**Directions for this task:** Search the data for the string "with" and gather each line it is in.

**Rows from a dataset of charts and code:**
* * * *

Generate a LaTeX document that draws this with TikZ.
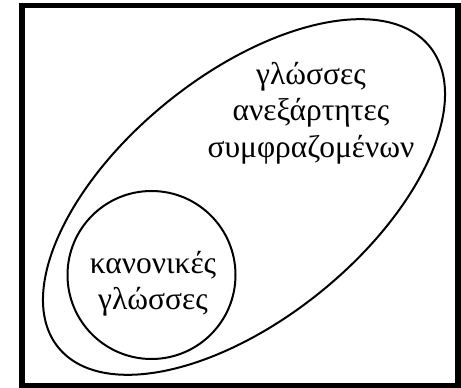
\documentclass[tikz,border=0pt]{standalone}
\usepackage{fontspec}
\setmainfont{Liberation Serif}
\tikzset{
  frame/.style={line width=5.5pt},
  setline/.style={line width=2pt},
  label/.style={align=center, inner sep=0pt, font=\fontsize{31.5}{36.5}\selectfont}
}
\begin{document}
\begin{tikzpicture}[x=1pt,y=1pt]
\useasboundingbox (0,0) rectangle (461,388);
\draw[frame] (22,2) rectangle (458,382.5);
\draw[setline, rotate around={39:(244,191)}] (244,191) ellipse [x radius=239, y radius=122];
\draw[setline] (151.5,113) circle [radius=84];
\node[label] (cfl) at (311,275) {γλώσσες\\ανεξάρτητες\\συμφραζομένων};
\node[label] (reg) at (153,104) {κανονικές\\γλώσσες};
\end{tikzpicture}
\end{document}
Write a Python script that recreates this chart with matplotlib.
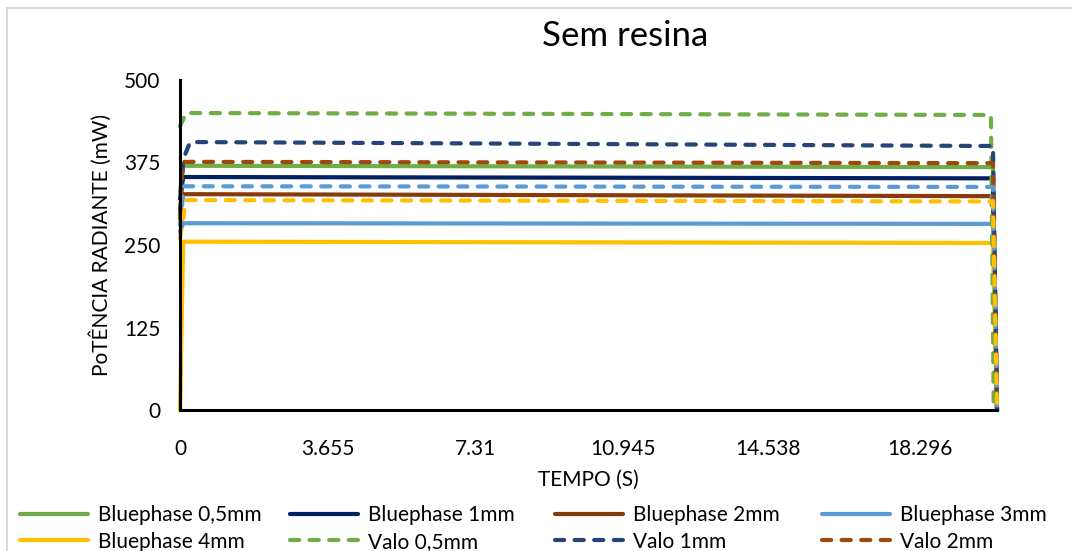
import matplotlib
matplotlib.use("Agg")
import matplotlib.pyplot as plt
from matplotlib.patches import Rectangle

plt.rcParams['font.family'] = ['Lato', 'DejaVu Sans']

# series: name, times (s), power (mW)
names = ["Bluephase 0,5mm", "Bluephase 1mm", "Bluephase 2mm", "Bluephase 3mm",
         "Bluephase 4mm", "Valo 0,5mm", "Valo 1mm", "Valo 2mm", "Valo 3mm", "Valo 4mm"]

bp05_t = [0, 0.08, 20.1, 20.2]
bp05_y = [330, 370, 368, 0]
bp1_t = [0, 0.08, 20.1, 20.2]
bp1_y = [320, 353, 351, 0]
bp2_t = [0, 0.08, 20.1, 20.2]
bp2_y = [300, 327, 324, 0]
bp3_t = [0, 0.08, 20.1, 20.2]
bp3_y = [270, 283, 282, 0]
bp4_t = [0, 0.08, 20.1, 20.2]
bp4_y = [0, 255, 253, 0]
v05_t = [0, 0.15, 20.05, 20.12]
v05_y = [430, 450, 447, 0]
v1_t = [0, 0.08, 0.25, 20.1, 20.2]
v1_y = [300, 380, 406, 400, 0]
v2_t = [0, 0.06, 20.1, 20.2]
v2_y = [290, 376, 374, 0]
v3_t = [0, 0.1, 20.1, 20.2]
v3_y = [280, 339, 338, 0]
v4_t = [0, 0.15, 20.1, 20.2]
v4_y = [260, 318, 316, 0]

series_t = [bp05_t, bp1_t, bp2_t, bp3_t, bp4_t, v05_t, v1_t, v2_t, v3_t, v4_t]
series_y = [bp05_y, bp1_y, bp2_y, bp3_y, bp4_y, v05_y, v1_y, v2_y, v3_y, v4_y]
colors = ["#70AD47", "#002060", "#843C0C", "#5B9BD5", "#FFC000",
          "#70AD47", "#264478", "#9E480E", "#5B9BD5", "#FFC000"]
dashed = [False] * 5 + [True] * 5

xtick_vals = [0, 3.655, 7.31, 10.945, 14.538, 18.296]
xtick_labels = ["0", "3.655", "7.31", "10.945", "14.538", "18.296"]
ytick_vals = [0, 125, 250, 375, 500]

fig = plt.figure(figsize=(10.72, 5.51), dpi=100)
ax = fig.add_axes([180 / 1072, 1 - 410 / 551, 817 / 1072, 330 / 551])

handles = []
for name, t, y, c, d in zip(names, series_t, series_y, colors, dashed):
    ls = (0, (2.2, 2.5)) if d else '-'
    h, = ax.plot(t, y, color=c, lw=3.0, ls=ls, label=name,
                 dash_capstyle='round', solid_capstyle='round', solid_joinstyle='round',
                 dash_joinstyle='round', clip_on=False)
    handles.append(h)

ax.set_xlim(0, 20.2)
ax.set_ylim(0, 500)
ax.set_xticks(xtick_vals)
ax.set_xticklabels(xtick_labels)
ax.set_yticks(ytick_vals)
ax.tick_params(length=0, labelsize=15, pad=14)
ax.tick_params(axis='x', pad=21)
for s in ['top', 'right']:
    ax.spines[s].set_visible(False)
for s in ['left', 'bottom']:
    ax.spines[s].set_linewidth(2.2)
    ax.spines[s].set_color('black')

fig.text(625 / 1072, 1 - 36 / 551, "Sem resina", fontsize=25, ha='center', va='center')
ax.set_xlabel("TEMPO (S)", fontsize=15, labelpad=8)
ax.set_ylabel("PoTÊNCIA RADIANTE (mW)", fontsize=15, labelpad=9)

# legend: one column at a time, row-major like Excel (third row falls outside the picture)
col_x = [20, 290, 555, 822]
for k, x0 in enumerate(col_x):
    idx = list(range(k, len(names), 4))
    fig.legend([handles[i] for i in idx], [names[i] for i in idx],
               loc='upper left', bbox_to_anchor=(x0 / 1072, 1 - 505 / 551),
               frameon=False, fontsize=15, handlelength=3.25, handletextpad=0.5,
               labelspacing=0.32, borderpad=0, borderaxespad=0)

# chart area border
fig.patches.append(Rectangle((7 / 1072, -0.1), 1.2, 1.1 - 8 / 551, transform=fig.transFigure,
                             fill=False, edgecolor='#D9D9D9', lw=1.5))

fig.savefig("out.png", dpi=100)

* * * *

**Answer for the task:**
Generate a LaTeX document that draws this with TikZ.
Write a Python script that recreates this chart with matplotlib.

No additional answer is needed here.